The late afternoon sun cast a warm glow over the scene.
The Mass was in the Ordinary Form of the Roman Rite, for the Third Sunday of Lent. The First Reading was in Chaldean, the Second Reading in Kurdish, the Gospel in Arabic.
In his homily, Pope Francis preached on the divine power and wisdom in contrast with the human folly that believes itself sufficient, especially when it is powerful. “[T]he truth,” said Pope Francis, “is that all of us need the power and wisdom of God revealed by Jesus on the Cross.”
“On Calvary,” Pope Francis said, “he offered to the Father the wounds by which alone we are healed (cf. 1 Pet 2:24).”
“Here in Iraq,” Pope Francis went on to say, “how many of your brothers and sisters, friends and fellow citizens bear the wounds of war and violence, wounds both visible and invisible!

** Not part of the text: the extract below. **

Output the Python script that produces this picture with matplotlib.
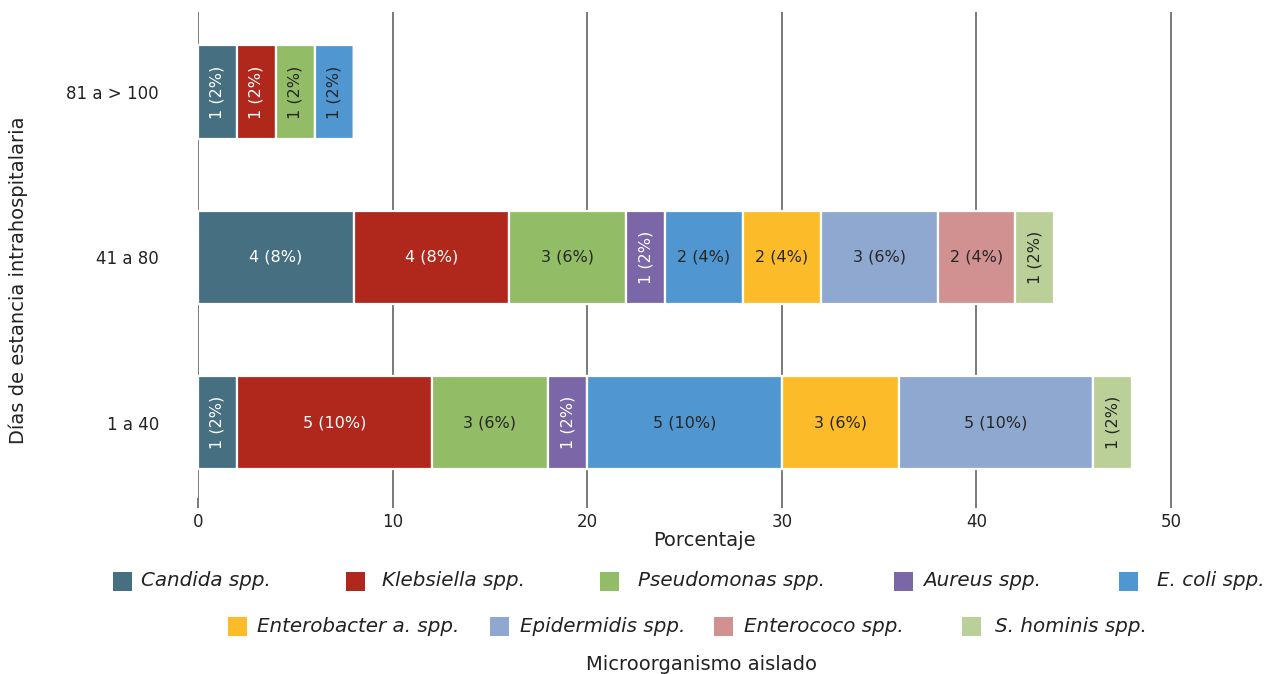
import matplotlib
matplotlib.use("Agg")
import matplotlib.pyplot as plt
from matplotlib.patches import Rectangle

plt.rcParams['font.family'] = ['DejaVu Sans']

categories = ["1 a 40", "41 a 80", "81 a > 100"]
species = ["Candida spp.", "Klebsiella spp.", "Pseudomonas spp.", "Aureus spp.",
           "E. coli spp.", "Enterobacter a. spp.", "Epidermidis spp.",
           "Enterococo spp.", "S. hominis spp."]
counts = {
    "Candida spp.":         [1, 4, 1],
    "Klebsiella spp.":      [5, 4, 1],
    "Pseudomonas spp.":     [3, 3, 1],
    "Aureus spp.":          [1, 1, 0],
    "E. coli spp.":         [5, 2, 1],
    "Enterobacter a. spp.": [3, 2, 0],
    "Epidermidis spp.":     [5, 3, 0],
    "Enterococo spp.":      [0, 2, 0],
    "S. hominis spp.":      [1, 1, 0],
}
percents = {
    "Candida spp.":         [2, 8, 2],
    "Klebsiella spp.":      [10, 8, 2],
    "Pseudomonas spp.":     [6, 6, 2],
    "Aureus spp.":          [2, 2, 0],
    "E. coli spp.":         [10, 4, 2],
    "Enterobacter a. spp.": [6, 4, 0],
    "Epidermidis spp.":     [10, 6, 0],
    "Enterococo spp.":      [0, 4, 0],
    "S. hominis spp.":      [2, 2, 0],
}
colors = ["#466f82", "#b0281c", "#92bd66", "#7b67a8", "#5097d2",
          "#fcbc2a", "#8fa8cf", "#d09190", "#bad098"]
white_text = {"Candida spp.", "Klebsiella spp.", "Aureus spp."}
xticks = [0, 10, 20, 30, 40, 50]

W, H = 1270, 674
fig = plt.figure(figsize=(W / 100, H / 100), dpi=100)
ax = fig.add_axes([198 / W, 1 - 498 / H, (1210 - 198) / W, (498 - 12) / H])

ypos = list(range(len(categories)))
left = [0.0] * len(categories)
for sp, col in zip(species, colors):
    vals = percents[sp]
    ax.barh(ypos, vals, left=left, height=0.565, color=col,
            edgecolor="white", linewidth=1.6, zorder=3)
    for i, (v, n) in enumerate(zip(vals, counts[sp])):
        if v <= 0:
            continue
        tc = "white" if sp in white_text else "#262626"
        rot = 90 if v <= 2 else 0
        ax.text(left[i] + v / 2, ypos[i], f"{n} ({v}%)", ha="center", va="center",
                rotation=rot, color=tc, fontsize=11.5, zorder=4)
    left = [l + v for l, v in zip(left, vals)]

ax.set_xlim(0, 52)
ax.set_ylim(-0.455, 2.485)
ax.set_xticks(xticks)
ax.set_xticklabels([str(t) for t in xticks], fontsize=12, color="#222222")
ax.set_yticks(ypos)
ax.set_yticklabels(categories, fontsize=12, color="#222222")
ax.tick_params(axis="y", length=0, pad=28)
ax.tick_params(axis="x", length=7, color="#707070", width=1.3, pad=4)
ax.grid(axis="x", color="#707070", linewidth=1.3, zorder=0)
for s in ax.spines.values():
    s.set_visible(False)
ax.set_xlabel("Porcentaje", fontsize=14, color="#222222", labelpad=0)
ax.set_ylabel("Días de estancia intrahospitalaria", fontsize=14, color="#222222")
ax.yaxis.set_label_coords((28 - 198) / (1210 - 198), (498 - 280) / (498 - 12))

# legend (manual layout, two rows)
row1_y, row2_y = 581, 626
leg_pos = [(113, 141, row1_y), (346, 382, row1_y), (600, 638, row1_y),
           (894, 923, row1_y), (1119, 1157, row1_y),
           (228, 257, row2_y), (490, 520, row2_y), (714, 744, row2_y),
           (962, 995, row2_y)]
for sp, col, (mx, tx, yy) in zip(species, colors, leg_pos):
    fig.patches.append(Rectangle((mx / W, 1 - (yy + 9.5) / H), 19 / W, 19 / H,
                                 transform=fig.transFigure, facecolor=col,
                                 edgecolor="none"))
    fig.text(tx / W, 1 - yy / H, sp, ha="left", va="center", fontsize=14.3,
             style="italic", color="#222222")

fig.text(702 / W, 1 - 664 / H, "Microorganismo aislado", ha="center", va="center",
         fontsize=14, color="#222222")

fig.savefig("out.png", dpi=100)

The temptation is to react to these and other painful experiences with human power, human wisdom.”
“Instead,” Pope Francis urged, “Jesus shows us the way of God, the path that he took, the path on which he calls us to follow him.”
Pope Francis went on to praise the the Church in Iraq for the prodigious witness of her members to the Gospel of Christ, “by spreading Christ’s mercy and forgiveness, particularly towards those in greatest need.” He noted that, even amid great poverty and difficulty, many of those present “have generously offered concrete help and solidarity to the poor and suffering.”
“That is one of the reasons that led me to come as a pilgrim in your midst,” Pope Francis explained, “to thank you and to confirm you in your faith and witness.”
“Today, I can see at first hand that the Church in Iraq is alive, that Christ is alive and at work in this, his holy and faithful people.”